JC — Je pense que c’est effectivement le cas et que les raisons à cela sont nombreuses. Déjà, je ne connais pas de chercheur qui ne soit pas débordé ! La pression est très forte pour écrire toujours plus d’articles scientifiques et il est difficile, quand on a le nez dans le guidon, de s’imaginer qu’il est possible de consacrer du temps à la médiation. Ensuite, les chercheurs sont très mal formés (quand ils le sont !) à la communication scientifique. Cela veut dire qu’un chercheur de bonne volonté risque de ne pas oser consacrer du temps à un blogue tout public, par peur tout simplement de ne pas être bon. Soit dit en passant, je tiens à remercier du fond du cœur Denis Poinsot, responsable de l’exemplaire UE de communication scientifique que j’ai suivie pendant mon Master, à l’Université de Rennes. J’ai eu beaucoup de chance d’étudier dans une université qui proposait cette matière et c’est certainement grâce à lui qu’elle y existe. Enfin, il existe de la part de quelques chercheurs un certain mépris envers les collègues qui vulgarisent. Certains pensent encore que les chercheurs sont des élites intellectuelles qui ne devraient pas s’abaisser à communiquer avec le grand public. Cela n’aide pas vraiment à se lancer. Très heureusement, cette opinion disparaît de plus en plus des laboratoires de recherche !

ASP — Pour conclure, quels petits conseils donnerais-tu à quelqu’un qui aimerait se lancer dans la tenue d’un blogue, mais qui hésite ?

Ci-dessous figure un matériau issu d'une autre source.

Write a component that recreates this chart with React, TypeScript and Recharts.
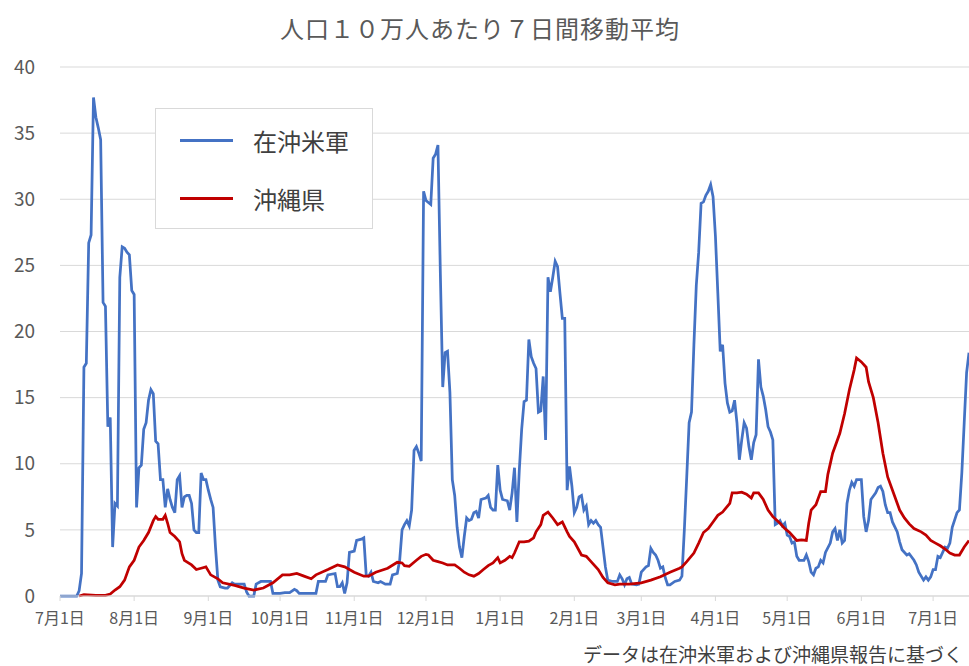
import React from "react";
import { LineChart, Line, XAxis, YAxis, CartesianGrid } from "recharts";

// days counted from 7/1 (day 0); values per 100k people, 7-day moving average
const usForces: [number, number][] = [
  [0, 0], [7, 0], [8, 0.4], [9, 1.7], [10, 17.3], [11, 17.6], [12, 26.7], [13, 27.3],
  [14, 37.7], [15, 36.2], [16, 35.4], [17, 34.5], [18, 22.2], [19, 21.9], [20, 12.8],
  [21, 13.5], [22, 3.7], [23, 7.0], [24, 6.8], [25, 24.1], [26, 26.4], [27, 26.3],
  [28, 26.0], [29, 25.8], [30, 23.1], [31, 22.8], [32, 6.7], [33, 9.7], [34, 9.9],
  [35, 12.6], [36, 13.1], [37, 14.8], [38, 15.6], [39, 15.3], [40, 11.7], [41, 11.5],
  [42, 8.8], [43, 8.8], [44, 6.7], [45, 8.1], [46, 7.3], [47, 6.7], [48, 6.3], [49, 8.8],
  [50, 9.1], [51, 6.7], [52, 7.5], [53, 7.6], [54, 7.6], [55, 7.0], [56, 5.0], [57, 4.8],
  [58, 4.8], [59, 9.3], [60, 8.8], [61, 8.8], [62, 8.0], [63, 7.3], [64, 6.7], [65, 3.7],
  [66, 1.2], [67, 0.7], [69, 0.6], [70, 0.6], [72, 1.0], [73, 0.9], [75, 0.9], [77, 0.9],
  [78, 0.3], [79, 0], [81, 0], [82, 0.9], [84, 1.1], [86, 1.1], [88, 1.1], [89, 0.2],
  [92, 0.2], [94, 0.25], [96, 0.25], [98, 0.5], [99, 0.4], [100, 0.2], [103, 0.2],
  [107, 0.2], [108, 1.1], [111, 1.1], [112, 1.6], [115, 1.7], [116, 0.7], [117, 0.7],
  [118, 1.0], [119, 0.2], [120, 1.0], [121, 3.3], [123, 3.4], [124, 4.2], [126, 4.3],
  [127, 4.4], [128, 1.6], [129, 1.5], [130, 1.8], [131, 1.1], [133, 1.0], [134, 1.1],
  [136, 0.9], [138, 0.9], [139, 1.6], [141, 1.7], [142, 2.7], [143, 5.0], [144, 5.4],
  [145, 5.7], [146, 5.3], [147, 6.5], [148, 11.0], [149, 11.3], [150, 10.8], [151, 10.2],
  [152, 30.6], [153, 29.9], [155, 29.6], [156, 33.1], [157, 33.4], [158, 34.1],
  [159, 24.4], [160, 15.8], [161, 18.4], [162, 18.5], [163, 15.4], [164, 8.8], [165, 7.6],
  [166, 5.2], [167, 3.7], [168, 2.9], [169, 4.5], [170, 5.9], [171, 5.7], [172, 5.8],
  [173, 6.3], [174, 6.4], [175, 5.9], [176, 7.3], [178, 7.4], [179, 7.6], [180, 6.7],
  [181, 6.5], [182, 6.5], [183, 9.9], [184, 8.0], [185, 7.3], [187, 7.2], [188, 6.5],
  [189, 7.8], [190, 9.7], [191, 5.6], [192, 9.5], [193, 12.6], [194, 14.7], [195, 14.8],
  [196, 19.4], [197, 18.1], [198, 17.6], [199, 17.2], [200, 13.9], [201, 14.0],
  [202, 16.6], [203, 11.8], [204, 24.1], [205, 23.0], [206, 24.1], [207, 25.3],
  [208, 24.9], [209, 22.9], [210, 21.0], [211, 21.0], [212, 8.0], [213, 9.8], [214, 8.3],
  [215, 6.3], [216, 6.7], [217, 7.5], [218, 7.6], [219, 6.5], [220, 6.8], [221, 5.4],
  [222, 5.7], [223, 5.5], [224, 5.7], [225, 5.4], [226, 5.2], [227, 3.7], [228, 2.2],
  [229, 1.2], [231, 1.1], [233, 1.1], [234, 1.6], [235, 1.3], [236, 0.85], [237, 1.3],
  [238, 1.4], [239, 0.9], [241, 0.85], [242, 0.9], [243, 1.8], [245, 2.2], [246, 2.3],
  [247, 3.6], [248, 3.3], [249, 3.1], [250, 2.7], [251, 2.1], [252, 2.2], [253, 1.4],
  [254, 0.85], [255, 0.85], [257, 1.1], [259, 1.2], [260, 1.5], [261, 5.0], [262, 9.0],
  [263, 13.1], [264, 13.9], [265, 19.0], [266, 23.5], [267, 26.0], [268, 29.7],
  [269, 29.8], [270, 30.3], [271, 30.6], [272, 31.1], [273, 30.2], [274, 27.2],
  [275, 22.9], [276, 18.5], [277, 19.0], [278, 16.1], [279, 14.6], [280, 13.9],
  [281, 14.0], [282, 14.8], [283, 13.1], [284, 10.3], [285, 11.8], [286, 13.1],
  [287, 12.7], [288, 11.3], [289, 10.3], [290, 11.6], [291, 12.2], [292, 17.9],
  [293, 15.8], [294, 15.1], [295, 14.1], [296, 12.8], [297, 12.4], [298, 11.8],
  [299, 5.4], [300, 5.5], [301, 5.7], [302, 5.3], [303, 5.5], [304, 4.6], [305, 4.5],
  [306, 4.0], [307, 4.1], [308, 3.0], [309, 2.7], [311, 2.7], [312, 3.1], [313, 2.6],
  [314, 1.8], [315, 1.6], [316, 2.1], [317, 2.2], [318, 2.7], [319, 2.5], [320, 3.3],
  [322, 4.0], [323, 4.85], [324, 5.1], [325, 4.2], [326, 5.0], [327, 4.0], [328, 4.2],
  [329, 7.0], [330, 8.0], [331, 8.6], [332, 8.3], [333, 8.8], [335, 8.8], [336, 6.0],
  [337, 4.85], [338, 5.7], [339, 7.3], [341, 7.8], [342, 8.2], [343, 8.3], [344, 7.9],
  [345, 6.9], [346, 6.3], [347, 6.3], [348, 5.6], [350, 4.85], [351, 4.1], [352, 3.5],
  [354, 3.1], [355, 3.2], [357, 2.7], [358, 2.35], [359, 1.8], [361, 1.2], [362, 1.45],
  [363, 1.2], [364, 1.45], [365, 2.0], [366, 2.0], [367, 3.0], [368, 2.9], [370, 3.7],
  [371, 3.6], [372, 4.0], [373, 5.2], [375, 6.3], [376, 6.5], [377, 9.3], [378, 13.1],
  [379, 16.9], [380, 18.4],
];

const okinawaPref: [number, number][] = [
  [8, 0], [10, 0.1], [15, 0.05], [19, 0.05], [21, 0.15], [23, 0.45], [25, 0.7],
  [27, 1.2], [29, 2.2], [31, 2.7], [33, 3.7], [35, 4.2], [37, 4.8], [39, 5.7], [40, 6.0],
  [41, 5.8], [43, 5.8], [44, 6.1], [45, 5.5], [46, 4.8], [48, 4.5], [50, 4.1], [51, 3.2],
  [52, 2.7], [55, 2.35], [57, 2.0], [59, 2.1], [61, 2.2], [63, 1.6], [66, 1.3], [68, 1.0],
  [73, 0.8], [77, 0.6], [81, 0.45], [85, 0.6], [89, 1.0], [93, 1.6], [96, 1.6], [99, 1.7],
  [102, 1.5], [105, 1.3], [107, 1.6], [112, 2.0], [116, 2.35], [119, 2.2], [123, 1.8],
  [127, 1.5], [129, 1.5], [132, 1.8], [137, 2.1], [141, 2.55], [143, 2.5], [144, 2.3],
  [146, 2.25], [149, 2.7], [151, 3.0], [153, 3.15], [154, 3.1], [156, 2.7], [158, 2.6],
  [160, 2.5], [162, 2.35], [165, 2.35], [167, 2.1], [169, 1.8], [171, 1.6], [173, 1.5],
  [175, 1.7], [177, 2.0], [179, 2.3], [181, 2.5], [183, 2.9], [184, 2.5], [186, 2.7],
  [188, 3.0], [189, 2.9], [190, 3.25], [192, 4.1], [194, 4.1], [196, 4.15], [198, 4.4],
  [199, 4.85], [201, 5.4], [202, 6.1], [204, 6.35], [206, 5.9], [208, 5.4], [210, 5.6],
  [212, 4.85], [213, 4.5], [215, 4.1], [218, 3.1], [220, 3.0], [222, 2.6], [225, 2.0],
  [227, 1.4], [229, 1.0], [232, 0.85], [234, 0.9], [238, 0.9], [243, 1.0], [247, 1.2],
  [251, 1.45], [255, 1.8], [259, 2.1], [260, 2.2], [262, 2.6], [265, 3.25], [267, 4.0],
  [269, 4.8], [271, 5.1], [273, 5.6], [275, 6.1], [277, 6.35], [280, 7.0], [281, 7.8],
  [283, 7.8], [285, 7.85], [287, 7.7], [289, 7.4], [290, 7.8], [292, 7.8], [294, 7.3],
  [296, 6.5], [298, 6.0], [301, 5.5], [303, 5.1], [305, 4.8], [308, 4.2], [310, 4.25],
  [312, 4.2], [313, 5.5], [314, 6.5], [316, 6.9], [318, 7.9], [320, 7.9], [321, 9.2],
  [323, 10.8], [326, 12.3], [328, 13.8], [330, 15.6], [332, 17.1], [333, 18.0],
  [335, 17.7], [337, 17.3], [338, 16.2], [340, 15.0], [342, 13.1], [344, 10.8], [346, 9.0],
  [349, 7.5], [351, 6.5], [353, 5.9], [355, 5.45], [357, 5.1], [360, 4.85], [362, 4.6],
  [364, 4.2], [366, 4.0], [368, 3.8], [370, 3.55], [372, 3.25], [374, 3.1], [376, 3.1],
  [378, 3.7], [380, 4.2],
];

const monthTicks = [0, 31, 62, 92, 123, 153, 184, 215, 243, 274, 304, 335, 365];
const monthLabels = [
  "7月1日", "8月1日", "9月1日", "10月1日", "11月1日", "12月1日",
  "1月1日", "2月1日", "3月1日", "4月1日", "5月1日", "6月1日", "7月1日",
];
const yTicks = [0, 5, 10, 15, 20, 25, 30, 35, 40];

const seriesNames = ["在沖米軍", "沖縄県"];
const seriesColors = ["#4472C4", "#C00000"];

const FONT = "'Noto Sans CJK JP', 'Noto Sans', sans-serif";

const toRows = (pts: [number, number][]) => pts.map(([d, v]) => ({ d, v }));

export default function App() {
  const usRows = toRows(usForces);
  const prefRows = toRows(okinawaPref);

  return (
    <div
      style={{
        position: "absolute",
        left: 0,
        top: 0,
        width: 969,
        height: 666,
        background: "#fff",
        fontFamily: FONT,
        overflow: "hidden",
      }}
    >
      <div
        style={{
          position: "absolute",
          top: 10,
          left: 0,
          width: 960,
          textAlign: "center",
          fontSize: 24,
          letterSpacing: 1,
          color: "#595959",
        }}
      >
        人口１０万人あたり７日間移動平均
      </div>

      <LineChart
        width={969}
        height={666}
        margin={{ top: 67, right: 0, bottom: 0, left: 0 }}
        style={{ fontFamily: FONT }}
      >
        <CartesianGrid vertical={false} stroke="#d9d9d9" strokeWidth={1} />
        <XAxis
          type="number"
          dataKey="d"
          domain={[0, 380]}
          ticks={monthTicks}
          tickFormatter={(d: number) => monthLabels[monthTicks.indexOf(d)]}
          height={70}
          stroke="#d9d9d9"
          tickSize={5}
          tickMargin={12}
          tick={{ fill: "#595959", fontSize: 16 }}
          interval={0}
          allowDataOverflow
        />
        <YAxis
          type="number"
          domain={[0, 40]}
          ticks={yTicks}
          width={60}
          axisLine={false}
          tickLine={false}
          tickSize={0}
          tickMargin={25}
          tick={{ fill: "#595959", fontSize: 19 }}
        />
        <Line
          data={usRows}
          dataKey="v"
          type="linear"
          stroke={seriesColors[0]}
          strokeWidth={2.75}
          dot={false}
          isAnimationActive={false}
        />
        <Line
          data={prefRows}
          dataKey="v"
          type="linear"
          stroke={seriesColors[1]}
          strokeWidth={2.75}
          dot={false}
          isAnimationActive={false}
        />
      </LineChart>

      <div
        style={{
          position: "absolute",
          left: 155,
          top: 108,
          width: 216,
          height: 119,
          border: "1px solid #d9d9d9",
          background: "#fff",
        }}
      >
        {seriesNames.map((name, i) => (
          <div
            key={name}
            style={{
              position: "absolute",
              left: 24,
              top: i === 0 ? 14 : 72,
              height: 34,
              display: "flex",
              alignItems: "center",
            }}
          >
            <div style={{ width: 53, height: 3, background: seriesColors[i] }} />
            <span style={{ marginLeft: 20, fontSize: 24, color: "#404040" }}>{name}</span>
          </div>
        ))}
      </div>

      <div
        style={{
          position: "absolute",
          right: 6,
          top: 640,
          fontSize: 19,
          color: "#404040",
          whiteSpace: "nowrap",
        }}
      >
        データは在沖米軍および沖縄県報告に基づく
      </div>
    </div>
  );
}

JC — Je lui dirais de ne surtout pas hésiter ! On a tous quelque chose à partager et tenir un blogue est un très bon moyen pour cela. Je lui conseillerais aussi de s’entourer, autant que possible, d’autres blogueurs. La grande majorité ne mordent pas et peuvent tout à fait relire des textes et donner des conseils si c’est demandé gentiment. Dans le cas particulier du blogueur scientifique, je lui conseillerais aussi de se renseigner sur les associations de vulgarisation scientifique autour de chez lui, il y en a de plus en plus. Enfin, il n’y a pas de secret : pour être un bon blogueur, il faut lire d’autres blogues, afin d’y repérer ce qu’on aime et ce qu’on aime moins. Et surtout écrire, écrire et encore écrire.